Ogni angolo della terra può diventare Lourdes, se ci doniamo a vicenda.
Ma Dio dov’è quando soffro? dov’è quando non trovo vie di uscita a una situazione difficile? dov’è quando mi viene a mancare la forza di continuare a lottare? dov’è quando mi sento abbandonato da tutti perché ho perso l’onore? E’ accanto a me, prigioniero con me, disonorato, deluso, stanco, inchiodato alla croce, non mi lascia solo, se in Lui confido.
A Lourdes ho visto questa realtà in quelle mamme e papà che accompagnano i loro figli feriti, e li accompagnano sorridendo e cantando; l’ho visto negli occhi di Barbara, di Luca, di Luciano da oltre 50 anni in carrozzella, che dipende in tutto da tutti; l’ho sentito nelle parole di fiducia di Maria Assunta, una giovane che è in attesa del trapianto totale di intestino perché il suo è totalmente inerte ed è nutrita solo con sonde e apparecchi elettrici che si è portata da casa come in un ospedale ambulante.
L’ho sentito nel canto di Antonietta che, per far stare calmo suo figlio Francesco, deve sempre cantare. Canta, sorride e piange.

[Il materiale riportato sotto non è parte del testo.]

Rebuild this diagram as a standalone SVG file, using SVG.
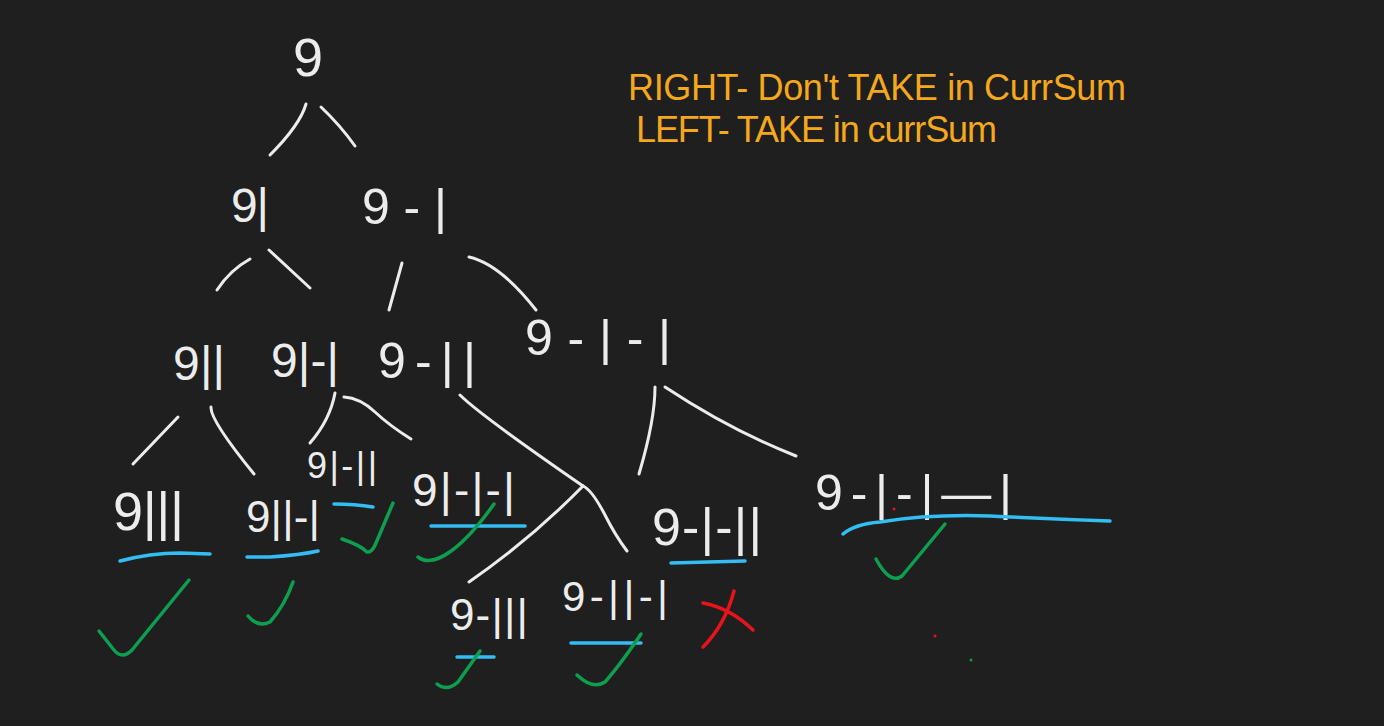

A Lourdes si vedono malati, anche intubati o attaccati alla flebo, in Basilica, in piazza, in processione coi loro supporti per la nutrizione, l’aerazione e quant’altro è necessario per la loro vita. Tutto è possibile perché l’amore non conosce ostacoli, fa miracoli.
Carla e Barbara
Non sono le parole che parlano, sono i gesti, gli sguardi, i sorrisi, le preghiere silenziose. Una sera alla Grotta ero vicina a una signora in carrozzella che teneva gli occhi chiusi. Dietro lei c’era un signore, forse il marito, che da dietro le spalle la abbracciava e, mettendole le mani sugli occhi, le teneva alzate le palpebre per farle vedere la Madonna (probabilmente lei non poteva alzarle). Stettero in quella posizione parecchio tempo, lui ogni tanto le sussurrava qualcosa all’orecchio. Erano solo una fessura quegli occhi ma chissà cosa avranno detto alla Mamma…“Guardami tu, è più importante che vederti io?…”. Non dimenticherò mai quella scena unica nel suo genere, ma a Lourdes tutto è “unico”. Partendo dalla Grotta quella sera ho chiesto a Maria per me, per ognuno di noi di tenerci aperti gli occhi dello spirito per vedere come Lei, in ogni persona un figlio di suo Figlio e di amarlo come lo ama lei.
Sarebbe davvero il Paradiso in terra, perché il Paradiso è amore.